Wednesday, April 28, 2010

Wake Up Call

He then uttered a phrase that he would never have been expected to come out with as recently as this time last year. “It’s probably good for me – it’s a wake-up call.” He even repeated it as the languages changed as the conference wore on. “You have to have losses like that, they wake you up.”

News - Internazionali BNL d'Italia - Official Site

That was Federer reacting to his surprise loss in the 2nd round of Rome Open Tennis tournament. It's good to use a loss as a motivation to work harder. Good luck Roger in the rest of the clay season! (Hope to see you soon!).

Friday, April 23, 2010

The Price of Reputation

Tiger Woods’s penchant for cocktail waitresses and porn actresses ended up costing an astonishing amount of money: two economists at the University of California, Davis, have calculated that his biggest corporate sponsors, such as Nike and Gatorade, saw as much as $12 billion wiped off the value of their shares in the wake of the scandal.

Schumpeter: Brand rehab | The Economist

Tired of Tiger Woods's drama?! Well it cost a lot of money for sure! I personally thought the Tiger Woods scandal was blown out of proportion and that he should be viewed in terms of his profession not his personal life. Had this been France, his popularity would have probably shot up not down. So probably it is best to leave his personal life where it belongs: privately within his family.

I could not resist thinking if this happened to a sport star I admired, without names here. If it would effect the way I viewed him or her. I think I would be disappointed especially if I admired this person not only for what they do but as as a person. I would still admire them for what they do anyways.

Monday, April 05, 2010

Tareq Rajab Museum

We had an excellent visit of the Tariq Rajab museum, where we met Mr and Mrs
Rajab themseves. Our tour was guided by Dr Géza Fehérvari himself, a hungarian
born archeologist who works at Tareq Rajab Museum for many years now. His enthusiastic tour was a fascinating introduction to the regional culture. It
would deserve a higher support (and more Kuwaiti visitors). The collection is of an interest which compares if not overpass that of the much acclaimed Doha's
Museum of Islamic Art. But the premises are narrow and do not allow the
spectacular exhibition it would need.

Before coming to Kuwait for business, my good friend Jacques along with his wife, had asked me for places of interest to visit. I must say I felt dumbfounded. First of all I live here so I am not sure what tourists like to see. And after following all the local politics it seems, thanks to our parliamentarian Taliban squad, everything is forbidden! I thought back to all the trips I made to Paris and all the wonderful historical tours Jacques took me on and I felt embarrassed.

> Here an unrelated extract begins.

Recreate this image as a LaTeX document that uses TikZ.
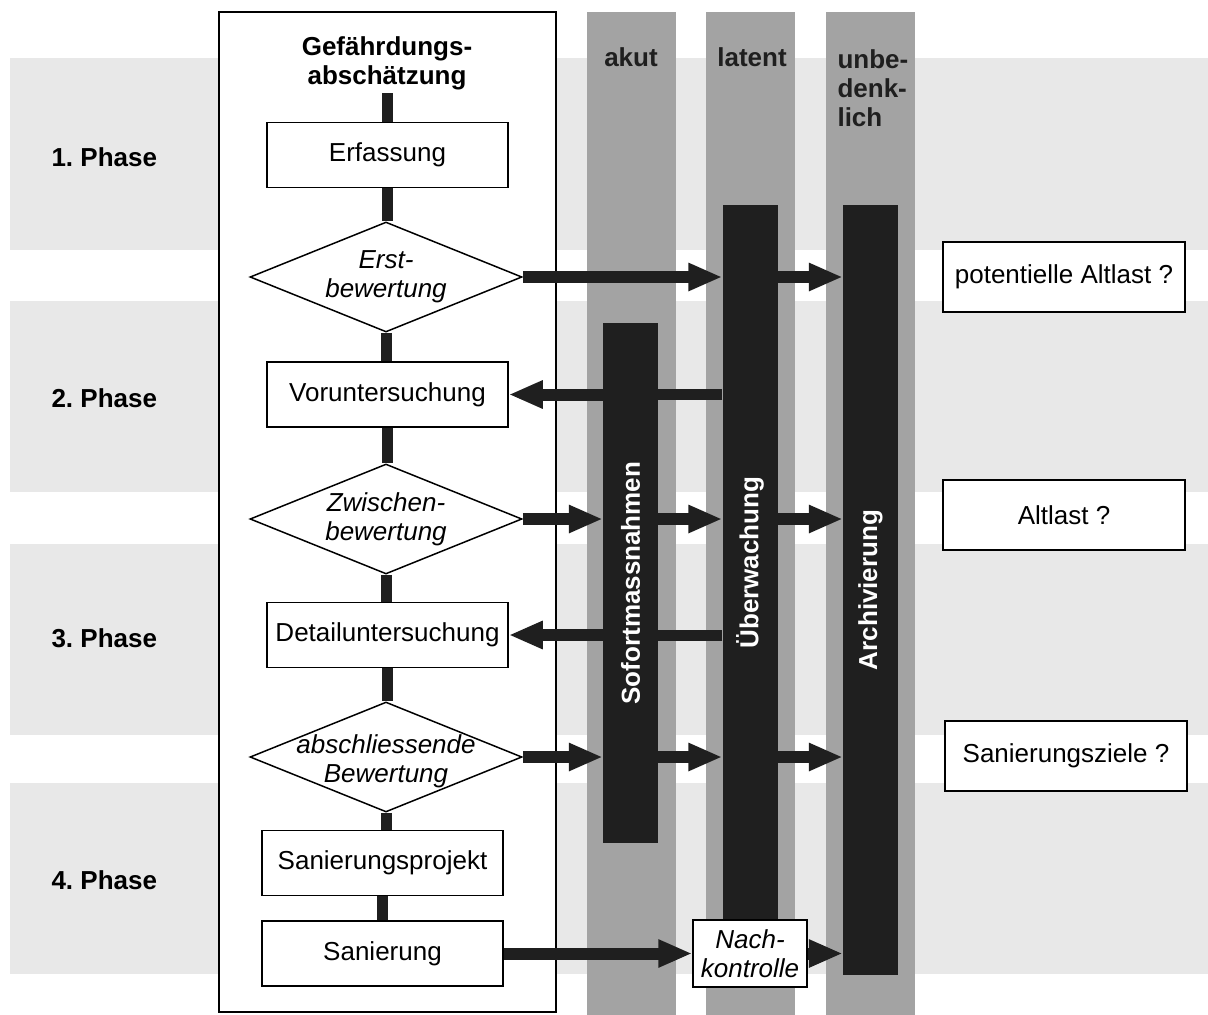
\documentclass[tikz,border=0pt]{standalone}
\usepackage{fontspec}
\setmainfont{Liberation Sans}
\usepackage{graphicx}
\usepackage{tikz}
\usetikzlibrary{shapes.geometric}
\usetikzlibrary {arrows.meta}

\definecolor{bandgray}{gray}{0.91}
\definecolor{colgray}{gray}{0.64}
\definecolor{bargray}{gray}{0.12}
\newcommand\dsize{\fontsize{26}{29}\selectfont}
\frenchspacing

\begin{document}
\begin{tikzpicture}[
x=1pt, y=-1pt,
every node/.style={
    font=\dsize
},
stepbox/.style={draw, line width=1.5pt, fill=white, minimum width=241pt, minimum height=65pt, inner sep=2pt},
decision/.style={diamond, draw, line width=1.5pt, fill=white, minimum width=272pt, minimum height=110pt, inner sep=0pt},
qbox/.style={draw, line width=1.5pt, fill=white, minimum width=242pt, minimum height=70pt},
bar/.style={fill=bargray, text=white, font=\dsize\bfseries, minimum width=55pt, inner sep=0pt},
head/.style={font=\dsize\bfseries, text=bargray},
phase/.style={font=\dsize\bfseries, anchor=west},
link/.style={line width=11pt, bargray},
flow/.style={line width=12pt, bargray, -{Triangle[length=34pt, width=26pt]}}
]
\useasboundingbox (0,0) rectangle (1208,1015);

\foreach \t/\b in {58/250, 301/492, 544/735, 783/974}
    \fill[bandgray] (10,\t) rectangle (1208,\b);
\foreach \x in {587, 706, 826}
    \fill[colgray] (\x,12) rectangle +(89,1003);
\draw[line width=1.2pt, fill=white] (219,12) rectangle (556,1012);

\foreach \n/\y in {1/157, 2/398, 3/638, 4/880}
    \node[phase] (phase\n) at (48,\y) {\n. Phase};

\node[head] (akut) at (631,57) {akut};
\node[head] (latent) at (752,57) {latent};
\node[head, align=left, anchor=west] (unbed) at (834,88) {unbe-\\denk-\\lich};

\node[font=\dsize\bfseries, align=center] (title) at (387,63) {Gefährdungs-\\abschätzung};
\node[stepbox] (erf) at (387.5,155) {Erfassung};
\node[decision, label={[font=\dsize\itshape, align=center]center:Erst-\\bewertung}] (erst) at (386,277) {};
\node[stepbox] (vor) at (387.5,394.5) {Voruntersuchung};
\node[decision, label={[font=\dsize\itshape, align=center]center:Zwischen-\\bewertung}] (zwi) at (386,519) {};
\node[stepbox] (det) at (387.5,635) {Detailuntersuchung};
\node[decision, label={[font=\dsize\itshape, align=center, yshift=-4pt]center:abschliessende\\Bewertung}] (abs) at (386,757) {};
\node[stepbox] (proj) at (382.5,863) {Sanierungsprojekt};
\node[stepbox] (san) at (382.5,953.5) {Sanierung};

\draw[link] (title.south) -- (title.south |- erf.north);
\foreach \a/\b in {erf/erst, erst/vor, vor/zwi, zwi/det, det/abs, abs/proj, proj/san}
    \draw[link] (\a.south) -- (\a.south |- \b.north);

\node[bar, minimum height=520pt] (sofort) at (630.5,583) {\rotatebox{90}{Sofortmassnahmen}};
\node[bar, minimum height=715pt] (ueb) at (750,562.5) {\rotatebox{90}{Überwachung}};
\node[bar, minimum height=770pt] (arch) at (870.5,590) {\rotatebox{90}{Archivierung}};
\node[stepbox, font=\dsize\itshape, align=center, minimum width=114pt, minimum height=67pt, inner sep=1pt] (nach) at (750,953.5) {Nach-\\kontrolle};

\draw[flow] (erst.east) -- (erst.east -| ueb.west);
\draw[flow] (erst.east -| ueb.east) -- (erst.east -| arch.west);
\draw[flow] (vor.east -| sofort.west) -- (vor.east);
\draw[link] (vor.east -| ueb.west) -- (vor.east -| sofort.east);
\foreach \d in {zwi, abs} {
    \draw[flow] (\d.east) -- (\d.east -| sofort.west);
    \draw[flow] (\d.east -| sofort.east) -- (\d.east -| ueb.west);
    \draw[flow] (\d.east -| ueb.east) -- (\d.east -| arch.west);
}
\draw[flow] (det.east -| sofort.west) -- (det.east);
\draw[link] (det.east -| ueb.west) -- (det.east -| sofort.east);
\draw[flow] (san.east) -- (nach.west);
\draw[flow] (nach.east) -- (nach.east -| arch.west);

\node[qbox] (pot) at (1064,277) {potentielle Altlast ?};
\node[qbox] (alt) at (1064,515) {Altlast ?};
\node[qbox] (ziel) at (1066,756) {Sanierungsziele ?};
\end{tikzpicture}
\end{document}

After much thought I came up with a list -not very long- that included a trip to Failaka. After a bit of research it turned out you need a special permit and appointment to visit the historical sights there -yes there are historical sights there.

So lastly I resorted to Tareq Rajab museum. I called Dr. Ziyad Rajab who I met very long ago and he was more than nice and welcoming. My guests received a very hospitable reception and came out very impressed. I was equally impressed when I read Jacques' email above comparing his visit with that of the Museum of Islamic Art in Doha. Even though I am a big fan of the architecture of I. M. Pie and for sure the Qataris have done a great job, most of the collection actually was bought from a Kuwaiti collector (from Al-Homaithi Family). It is sad to see the lack of support for great art collection and collectors here in Kuwait. Hopefully one day we will have a worthy venue for this national treasure and support for collectors.